◆ Source data ◆

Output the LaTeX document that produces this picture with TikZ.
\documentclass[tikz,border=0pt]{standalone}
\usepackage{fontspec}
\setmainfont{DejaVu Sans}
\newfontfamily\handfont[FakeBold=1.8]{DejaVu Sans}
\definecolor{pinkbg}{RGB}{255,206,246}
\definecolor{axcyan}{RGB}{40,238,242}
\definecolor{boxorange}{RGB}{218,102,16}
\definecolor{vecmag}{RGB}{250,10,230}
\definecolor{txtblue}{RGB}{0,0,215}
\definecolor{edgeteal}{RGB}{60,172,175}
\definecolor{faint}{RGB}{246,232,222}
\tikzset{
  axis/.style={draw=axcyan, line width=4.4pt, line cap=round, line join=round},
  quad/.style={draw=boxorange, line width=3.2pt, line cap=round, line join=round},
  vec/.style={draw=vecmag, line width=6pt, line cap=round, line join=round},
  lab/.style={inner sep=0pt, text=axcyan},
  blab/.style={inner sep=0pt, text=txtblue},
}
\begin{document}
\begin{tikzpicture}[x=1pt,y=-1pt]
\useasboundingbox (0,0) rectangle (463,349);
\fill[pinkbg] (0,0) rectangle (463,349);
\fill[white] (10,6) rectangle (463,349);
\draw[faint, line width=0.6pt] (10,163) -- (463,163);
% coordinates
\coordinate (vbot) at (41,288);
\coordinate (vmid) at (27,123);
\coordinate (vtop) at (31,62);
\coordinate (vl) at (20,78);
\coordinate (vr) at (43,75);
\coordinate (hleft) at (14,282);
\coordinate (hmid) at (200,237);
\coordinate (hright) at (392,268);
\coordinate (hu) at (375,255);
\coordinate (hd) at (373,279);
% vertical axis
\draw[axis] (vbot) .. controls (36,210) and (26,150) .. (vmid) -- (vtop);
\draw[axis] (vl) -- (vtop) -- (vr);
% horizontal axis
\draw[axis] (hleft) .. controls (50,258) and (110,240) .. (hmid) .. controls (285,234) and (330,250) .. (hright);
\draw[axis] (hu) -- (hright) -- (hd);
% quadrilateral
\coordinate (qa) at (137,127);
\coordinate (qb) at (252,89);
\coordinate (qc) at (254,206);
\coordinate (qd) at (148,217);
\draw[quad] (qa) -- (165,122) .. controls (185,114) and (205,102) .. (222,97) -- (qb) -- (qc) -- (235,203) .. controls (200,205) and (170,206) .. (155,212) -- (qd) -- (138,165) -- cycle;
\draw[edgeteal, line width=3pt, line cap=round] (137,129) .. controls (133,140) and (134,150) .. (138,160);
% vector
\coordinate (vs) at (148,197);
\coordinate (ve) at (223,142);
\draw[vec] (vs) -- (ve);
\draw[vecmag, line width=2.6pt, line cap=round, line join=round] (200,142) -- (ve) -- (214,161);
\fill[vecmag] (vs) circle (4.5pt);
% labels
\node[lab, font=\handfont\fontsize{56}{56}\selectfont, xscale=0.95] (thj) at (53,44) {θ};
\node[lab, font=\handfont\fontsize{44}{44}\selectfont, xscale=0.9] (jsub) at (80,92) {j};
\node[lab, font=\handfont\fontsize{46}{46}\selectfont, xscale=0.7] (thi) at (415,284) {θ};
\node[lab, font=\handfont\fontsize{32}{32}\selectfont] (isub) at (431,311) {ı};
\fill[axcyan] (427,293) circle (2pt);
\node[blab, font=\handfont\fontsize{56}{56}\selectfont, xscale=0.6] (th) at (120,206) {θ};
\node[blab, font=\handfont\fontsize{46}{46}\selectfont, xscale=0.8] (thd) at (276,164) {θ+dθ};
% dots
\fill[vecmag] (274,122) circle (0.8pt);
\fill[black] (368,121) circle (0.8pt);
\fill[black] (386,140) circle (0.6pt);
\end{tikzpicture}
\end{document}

◆ Your instructions ◆
Reproduce all of the data exactly as given.

◆ Task response ◆
Output the LaTeX document that produces this picture with TikZ.
\documentclass[tikz,border=0pt]{standalone}
\usepackage{fontspec}
\setmainfont{DejaVu Sans}
\newfontfamily\handfont[FakeBold=1.8]{DejaVu Sans}
\definecolor{pinkbg}{RGB}{255,206,246}
\definecolor{axcyan}{RGB}{40,238,242}
\definecolor{boxorange}{RGB}{218,102,16}
\definecolor{vecmag}{RGB}{250,10,230}
\definecolor{txtblue}{RGB}{0,0,215}
\definecolor{edgeteal}{RGB}{60,172,175}
\definecolor{faint}{RGB}{246,232,222}
\tikzset{
  axis/.style={draw=axcyan, line width=4.4pt, line cap=round, line join=round},
  quad/.style={draw=boxorange, line width=3.2pt, line cap=round, line join=round},
  vec/.style={draw=vecmag, line width=6pt, line cap=round, line join=round},
  lab/.style={inner sep=0pt, text=axcyan},
  blab/.style={inner sep=0pt, text=txtblue},
}
\begin{document}
\begin{tikzpicture}[x=1pt,y=-1pt]
\useasboundingbox (0,0) rectangle (463,349);
\fill[pinkbg] (0,0) rectangle (463,349);
\fill[white] (10,6) rectangle (463,349);
\draw[faint, line width=0.6pt] (10,163) -- (463,163);
% coordinates
\coordinate (vbot) at (41,288);
\coordinate (vmid) at (27,123);
\coordinate (vtop) at (31,62);
\coordinate (vl) at (20,78);
\coordinate (vr) at (43,75);
\coordinate (hleft) at (14,282);
\coordinate (hmid) at (200,237);
\coordinate (hright) at (392,268);
\coordinate (hu) at (375,255);
\coordinate (hd) at (373,279);
% vertical axis
\draw[axis] (vbot) .. controls (36,210) and (26,150) .. (vmid) -- (vtop);
\draw[axis] (vl) -- (vtop) -- (vr);
% horizontal axis
\draw[axis] (hleft) .. controls (50,258) and (110,240) .. (hmid) .. controls (285,234) and (330,250) .. (hright);
\draw[axis] (hu) -- (hright) -- (hd);
% quadrilateral
\coordinate (qa) at (137,127);
\coordinate (qb) at (252,89);
\coordinate (qc) at (254,206);
\coordinate (qd) at (148,217);
\draw[quad] (qa) -- (165,122) .. controls (185,114) and (205,102) .. (222,97) -- (qb) -- (qc) -- (235,203) .. controls (200,205) and (170,206) .. (155,212) -- (qd) -- (138,165) -- cycle;
\draw[edgeteal, line width=3pt, line cap=round] (137,129) .. controls (133,140) and (134,150) .. (138,160);
% vector
\coordinate (vs) at (148,197);
\coordinate (ve) at (223,142);
\draw[vec] (vs) -- (ve);
\draw[vecmag, line width=2.6pt, line cap=round, line join=round] (200,142) -- (ve) -- (214,161);
\fill[vecmag] (vs) circle (4.5pt);
% labels
\node[lab, font=\handfont\fontsize{56}{56}\selectfont, xscale=0.95] (thj) at (53,44) {θ};
\node[lab, font=\handfont\fontsize{44}{44}\selectfont, xscale=0.9] (jsub) at (80,92) {j};
\node[lab, font=\handfont\fontsize{46}{46}\selectfont, xscale=0.7] (thi) at (415,284) {θ};
\node[lab, font=\handfont\fontsize{32}{32}\selectfont] (isub) at (431,311) {ı};
\fill[axcyan] (427,293) circle (2pt);
\node[blab, font=\handfont\fontsize{56}{56}\selectfont, xscale=0.6] (th) at (120,206) {θ};
\node[blab, font=\handfont\fontsize{46}{46}\selectfont, xscale=0.8] (thd) at (276,164) {θ+dθ};
% dots
\fill[vecmag] (274,122) circle (0.8pt);
\fill[black] (368,121) circle (0.8pt);
\fill[black] (386,140) circle (0.6pt);
\end{tikzpicture}
\end{document}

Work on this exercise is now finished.